→ **Work required**
Skip all pictures, then print the remaining material exactly.

→ **Stored data**
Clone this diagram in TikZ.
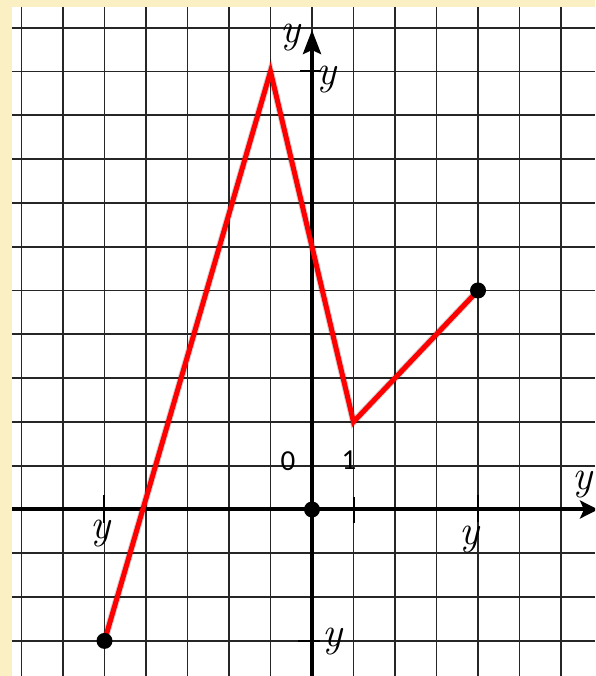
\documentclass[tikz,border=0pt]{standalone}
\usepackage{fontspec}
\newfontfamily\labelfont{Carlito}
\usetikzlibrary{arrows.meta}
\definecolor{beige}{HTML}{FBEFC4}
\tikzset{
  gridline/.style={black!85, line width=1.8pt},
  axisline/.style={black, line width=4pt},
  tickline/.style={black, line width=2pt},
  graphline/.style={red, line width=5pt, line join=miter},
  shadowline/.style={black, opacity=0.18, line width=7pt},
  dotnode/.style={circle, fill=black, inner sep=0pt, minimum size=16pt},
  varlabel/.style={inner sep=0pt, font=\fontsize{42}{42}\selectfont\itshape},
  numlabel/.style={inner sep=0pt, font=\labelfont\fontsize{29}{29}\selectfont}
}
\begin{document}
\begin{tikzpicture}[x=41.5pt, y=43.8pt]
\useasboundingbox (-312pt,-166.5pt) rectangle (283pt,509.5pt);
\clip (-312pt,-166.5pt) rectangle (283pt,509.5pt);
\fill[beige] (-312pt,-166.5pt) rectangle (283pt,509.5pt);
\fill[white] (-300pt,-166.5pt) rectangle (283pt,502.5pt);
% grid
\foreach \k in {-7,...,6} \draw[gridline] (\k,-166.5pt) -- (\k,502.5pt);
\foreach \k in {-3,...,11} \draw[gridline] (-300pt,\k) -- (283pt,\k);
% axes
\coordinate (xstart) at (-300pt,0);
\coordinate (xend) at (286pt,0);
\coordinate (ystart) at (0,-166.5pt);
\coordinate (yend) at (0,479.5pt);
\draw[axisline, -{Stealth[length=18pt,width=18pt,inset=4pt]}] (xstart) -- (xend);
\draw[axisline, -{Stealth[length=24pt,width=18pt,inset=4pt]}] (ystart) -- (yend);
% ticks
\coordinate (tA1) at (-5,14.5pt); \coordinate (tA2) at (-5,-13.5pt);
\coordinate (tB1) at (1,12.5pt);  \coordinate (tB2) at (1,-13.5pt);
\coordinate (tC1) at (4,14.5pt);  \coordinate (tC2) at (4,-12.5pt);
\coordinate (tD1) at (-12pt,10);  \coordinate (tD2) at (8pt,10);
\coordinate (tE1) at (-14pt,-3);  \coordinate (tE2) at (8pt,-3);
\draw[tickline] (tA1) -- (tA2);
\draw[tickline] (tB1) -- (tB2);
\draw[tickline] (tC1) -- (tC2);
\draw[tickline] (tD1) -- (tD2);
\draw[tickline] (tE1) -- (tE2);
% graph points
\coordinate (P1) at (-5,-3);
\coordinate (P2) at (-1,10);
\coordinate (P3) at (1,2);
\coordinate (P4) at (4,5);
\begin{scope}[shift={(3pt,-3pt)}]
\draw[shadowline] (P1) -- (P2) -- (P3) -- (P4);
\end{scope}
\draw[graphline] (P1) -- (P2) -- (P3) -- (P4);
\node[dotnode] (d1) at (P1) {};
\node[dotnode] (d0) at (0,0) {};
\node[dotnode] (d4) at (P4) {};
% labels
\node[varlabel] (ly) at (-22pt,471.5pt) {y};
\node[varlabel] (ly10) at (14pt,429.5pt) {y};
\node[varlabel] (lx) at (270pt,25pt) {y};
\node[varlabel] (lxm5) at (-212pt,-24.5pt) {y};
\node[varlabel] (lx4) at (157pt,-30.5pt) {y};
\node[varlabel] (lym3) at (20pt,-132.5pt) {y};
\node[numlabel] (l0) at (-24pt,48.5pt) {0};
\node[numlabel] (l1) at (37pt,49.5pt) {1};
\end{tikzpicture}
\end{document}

→ **Complete output**
Clone this diagram in TikZ.
\documentclass[tikz,border=0pt]{standalone}
\usepackage{fontspec}
\newfontfamily\labelfont{Carlito}
\usetikzlibrary{arrows.meta}
\definecolor{beige}{HTML}{FBEFC4}
\tikzset{
  gridline/.style={black!85, line width=1.8pt},
  axisline/.style={black, line width=4pt},
  tickline/.style={black, line width=2pt},
  graphline/.style={red, line width=5pt, line join=miter},
  shadowline/.style={black, opacity=0.18, line width=7pt},
  dotnode/.style={circle, fill=black, inner sep=0pt, minimum size=16pt},
  varlabel/.style={inner sep=0pt, font=\fontsize{42}{42}\selectfont\itshape},
  numlabel/.style={inner sep=0pt, font=\labelfont\fontsize{29}{29}\selectfont}
}
\begin{document}
\begin{tikzpicture}[x=41.5pt, y=43.8pt]
\useasboundingbox (-312pt,-166.5pt) rectangle (283pt,509.5pt);
\clip (-312pt,-166.5pt) rectangle (283pt,509.5pt);
\fill[beige] (-312pt,-166.5pt) rectangle (283pt,509.5pt);
\fill[white] (-300pt,-166.5pt) rectangle (283pt,502.5pt);
% grid
\foreach \k in {-7,...,6} \draw[gridline] (\k,-166.5pt) -- (\k,502.5pt);
\foreach \k in {-3,...,11} \draw[gridline] (-300pt,\k) -- (283pt,\k);
% axes
\coordinate (xstart) at (-300pt,0);
\coordinate (xend) at (286pt,0);
\coordinate (ystart) at (0,-166.5pt);
\coordinate (yend) at (0,479.5pt);
\draw[axisline, -{Stealth[length=18pt,width=18pt,inset=4pt]}] (xstart) -- (xend);
\draw[axisline, -{Stealth[length=24pt,width=18pt,inset=4pt]}] (ystart) -- (yend);
% ticks
\coordinate (tA1) at (-5,14.5pt); \coordinate (tA2) at (-5,-13.5pt);
\coordinate (tB1) at (1,12.5pt);  \coordinate (tB2) at (1,-13.5pt);
\coordinate (tC1) at (4,14.5pt);  \coordinate (tC2) at (4,-12.5pt);
\coordinate (tD1) at (-12pt,10);  \coordinate (tD2) at (8pt,10);
\coordinate (tE1) at (-14pt,-3);  \coordinate (tE2) at (8pt,-3);
\draw[tickline] (tA1) -- (tA2);
\draw[tickline] (tB1) -- (tB2);
\draw[tickline] (tC1) -- (tC2);
\draw[tickline] (tD1) -- (tD2);
\draw[tickline] (tE1) -- (tE2);
% graph points
\coordinate (P1) at (-5,-3);
\coordinate (P2) at (-1,10);
\coordinate (P3) at (1,2);
\coordinate (P4) at (4,5);
\begin{scope}[shift={(3pt,-3pt)}]
\draw[shadowline] (P1) -- (P2) -- (P3) -- (P4);
\end{scope}
\draw[graphline] (P1) -- (P2) -- (P3) -- (P4);
\node[dotnode] (d1) at (P1) {};
\node[dotnode] (d0) at (0,0) {};
\node[dotnode] (d4) at (P4) {};
% labels
\node[varlabel] (ly) at (-22pt,471.5pt) {y};
\node[varlabel] (ly10) at (14pt,429.5pt) {y};
\node[varlabel] (lx) at (270pt,25pt) {y};
\node[varlabel] (lxm5) at (-212pt,-24.5pt) {y};
\node[varlabel] (lx4) at (157pt,-30.5pt) {y};
\node[varlabel] (lym3) at (20pt,-132.5pt) {y};
\node[numlabel] (l0) at (-24pt,48.5pt) {0};
\node[numlabel] (l1) at (37pt,49.5pt) {1};
\end{tikzpicture}
\end{document}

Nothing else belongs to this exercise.